■ **What needs to be done**: Nothing in the data should change when you return it, but leave the pictures out.

■ **Raw data**:
[Start]
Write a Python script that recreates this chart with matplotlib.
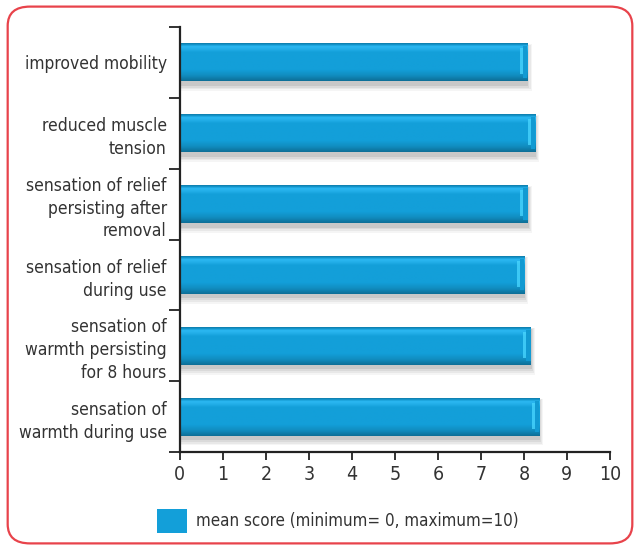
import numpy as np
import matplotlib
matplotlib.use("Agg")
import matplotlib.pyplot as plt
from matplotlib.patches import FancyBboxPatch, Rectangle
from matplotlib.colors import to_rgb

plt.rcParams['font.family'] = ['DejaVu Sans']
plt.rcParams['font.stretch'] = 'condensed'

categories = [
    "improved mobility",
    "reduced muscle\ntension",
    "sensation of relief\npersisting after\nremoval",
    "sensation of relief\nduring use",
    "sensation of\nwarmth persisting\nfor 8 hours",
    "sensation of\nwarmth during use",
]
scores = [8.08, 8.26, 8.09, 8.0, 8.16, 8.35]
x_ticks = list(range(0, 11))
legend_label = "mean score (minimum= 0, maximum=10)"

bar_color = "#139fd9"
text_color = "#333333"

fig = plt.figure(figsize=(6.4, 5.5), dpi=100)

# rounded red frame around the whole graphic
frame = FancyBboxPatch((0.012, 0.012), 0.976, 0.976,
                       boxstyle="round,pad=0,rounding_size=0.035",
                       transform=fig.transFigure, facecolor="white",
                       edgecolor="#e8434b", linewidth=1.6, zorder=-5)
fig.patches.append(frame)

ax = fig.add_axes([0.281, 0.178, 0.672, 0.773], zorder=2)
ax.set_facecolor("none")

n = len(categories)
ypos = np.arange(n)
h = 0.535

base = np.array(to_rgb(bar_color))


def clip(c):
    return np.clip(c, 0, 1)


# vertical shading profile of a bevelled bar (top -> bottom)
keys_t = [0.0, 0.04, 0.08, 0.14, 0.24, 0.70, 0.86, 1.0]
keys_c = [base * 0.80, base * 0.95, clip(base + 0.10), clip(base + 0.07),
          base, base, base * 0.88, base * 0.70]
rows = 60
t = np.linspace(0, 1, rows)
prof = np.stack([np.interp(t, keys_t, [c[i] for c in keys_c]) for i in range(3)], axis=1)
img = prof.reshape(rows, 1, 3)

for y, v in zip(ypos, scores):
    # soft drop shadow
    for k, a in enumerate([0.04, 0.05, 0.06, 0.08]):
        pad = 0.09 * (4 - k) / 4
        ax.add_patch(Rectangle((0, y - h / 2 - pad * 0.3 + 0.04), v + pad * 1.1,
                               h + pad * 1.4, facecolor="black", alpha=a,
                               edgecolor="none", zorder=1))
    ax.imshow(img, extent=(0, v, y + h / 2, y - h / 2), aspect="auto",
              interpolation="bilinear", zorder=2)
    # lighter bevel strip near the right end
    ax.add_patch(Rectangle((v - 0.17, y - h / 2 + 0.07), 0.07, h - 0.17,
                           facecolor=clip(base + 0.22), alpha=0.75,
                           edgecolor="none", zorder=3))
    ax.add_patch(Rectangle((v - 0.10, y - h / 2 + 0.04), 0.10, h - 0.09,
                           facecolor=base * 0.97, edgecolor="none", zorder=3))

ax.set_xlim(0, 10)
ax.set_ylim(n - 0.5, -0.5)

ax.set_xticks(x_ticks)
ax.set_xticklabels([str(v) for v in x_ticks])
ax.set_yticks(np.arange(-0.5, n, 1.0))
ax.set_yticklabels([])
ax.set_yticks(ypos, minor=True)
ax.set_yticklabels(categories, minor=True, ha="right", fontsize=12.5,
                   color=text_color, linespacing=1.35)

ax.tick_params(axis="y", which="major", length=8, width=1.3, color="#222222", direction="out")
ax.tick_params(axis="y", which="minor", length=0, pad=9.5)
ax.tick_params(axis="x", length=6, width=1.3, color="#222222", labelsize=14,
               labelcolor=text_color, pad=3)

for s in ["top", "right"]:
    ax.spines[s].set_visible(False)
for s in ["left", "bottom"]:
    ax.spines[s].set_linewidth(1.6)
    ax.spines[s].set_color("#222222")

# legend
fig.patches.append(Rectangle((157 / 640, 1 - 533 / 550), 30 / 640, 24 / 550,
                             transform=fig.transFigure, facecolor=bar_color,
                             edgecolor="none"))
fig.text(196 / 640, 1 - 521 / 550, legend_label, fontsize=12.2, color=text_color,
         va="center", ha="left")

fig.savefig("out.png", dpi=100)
[End]
■ **Task output**:
Write a Python script that recreates this chart with matplotlib.
import numpy as np
import matplotlib
matplotlib.use("Agg")
import matplotlib.pyplot as plt
from matplotlib.patches import FancyBboxPatch, Rectangle
from matplotlib.colors import to_rgb

plt.rcParams['font.family'] = ['DejaVu Sans']
plt.rcParams['font.stretch'] = 'condensed'

categories = [
    "improved mobility",
    "reduced muscle\ntension",
    "sensation of relief\npersisting after\nremoval",
    "sensation of relief\nduring use",
    "sensation of\nwarmth persisting\nfor 8 hours",
    "sensation of\nwarmth during use",
]
scores = [8.08, 8.26, 8.09, 8.0, 8.16, 8.35]
x_ticks = list(range(0, 11))
legend_label = "mean score (minimum= 0, maximum=10)"

bar_color = "#139fd9"
text_color = "#333333"

fig = plt.figure(figsize=(6.4, 5.5), dpi=100)

# rounded red frame around the whole graphic
frame = FancyBboxPatch((0.012, 0.012), 0.976, 0.976,
                       boxstyle="round,pad=0,rounding_size=0.035",
                       transform=fig.transFigure, facecolor="white",
                       edgecolor="#e8434b", linewidth=1.6, zorder=-5)
fig.patches.append(frame)

ax = fig.add_axes([0.281, 0.178, 0.672, 0.773], zorder=2)
ax.set_facecolor("none")

n = len(categories)
ypos = np.arange(n)
h = 0.535

base = np.array(to_rgb(bar_color))


def clip(c):
    return np.clip(c, 0, 1)


# vertical shading profile of a bevelled bar (top -> bottom)
keys_t = [0.0, 0.04, 0.08, 0.14, 0.24, 0.70, 0.86, 1.0]
keys_c = [base * 0.80, base * 0.95, clip(base + 0.10), clip(base + 0.07),
          base, base, base * 0.88, base * 0.70]
rows = 60
t = np.linspace(0, 1, rows)
prof = np.stack([np.interp(t, keys_t, [c[i] for c in keys_c]) for i in range(3)], axis=1)
img = prof.reshape(rows, 1, 3)

for y, v in zip(ypos, scores):
    # soft drop shadow
    for k, a in enumerate([0.04, 0.05, 0.06, 0.08]):
        pad = 0.09 * (4 - k) / 4
        ax.add_patch(Rectangle((0, y - h / 2 - pad * 0.3 + 0.04), v + pad * 1.1,
                               h + pad * 1.4, facecolor="black", alpha=a,
                               edgecolor="none", zorder=1))
    ax.imshow(img, extent=(0, v, y + h / 2, y - h / 2), aspect="auto",
              interpolation="bilinear", zorder=2)
    # lighter bevel strip near the right end
    ax.add_patch(Rectangle((v - 0.17, y - h / 2 + 0.07), 0.07, h - 0.17,
                           facecolor=clip(base + 0.22), alpha=0.75,
                           edgecolor="none", zorder=3))
    ax.add_patch(Rectangle((v - 0.10, y - h / 2 + 0.04), 0.10, h - 0.09,
                           facecolor=base * 0.97, edgecolor="none", zorder=3))

ax.set_xlim(0, 10)
ax.set_ylim(n - 0.5, -0.5)

ax.set_xticks(x_ticks)
ax.set_xticklabels([str(v) for v in x_ticks])
ax.set_yticks(np.arange(-0.5, n, 1.0))
ax.set_yticklabels([])
ax.set_yticks(ypos, minor=True)
ax.set_yticklabels(categories, minor=True, ha="right", fontsize=12.5,
                   color=text_color, linespacing=1.35)

ax.tick_params(axis="y", which="major", length=8, width=1.3, color="#222222", direction="out")
ax.tick_params(axis="y", which="minor", length=0, pad=9.5)
ax.tick_params(axis="x", length=6, width=1.3, color="#222222", labelsize=14,
               labelcolor=text_color, pad=3)

for s in ["top", "right"]:
    ax.spines[s].set_visible(False)
for s in ["left", "bottom"]:
    ax.spines[s].set_linewidth(1.6)
    ax.spines[s].set_color("#222222")

# legend
fig.patches.append(Rectangle((157 / 640, 1 - 533 / 550), 30 / 640, 24 / 550,
                             transform=fig.transFigure, facecolor=bar_color,
                             edgecolor="none"))
fig.text(196 / 640, 1 - 521 / 550, legend_label, fontsize=12.2, color=text_color,
         va="center", ha="left")

fig.savefig("out.png", dpi=100)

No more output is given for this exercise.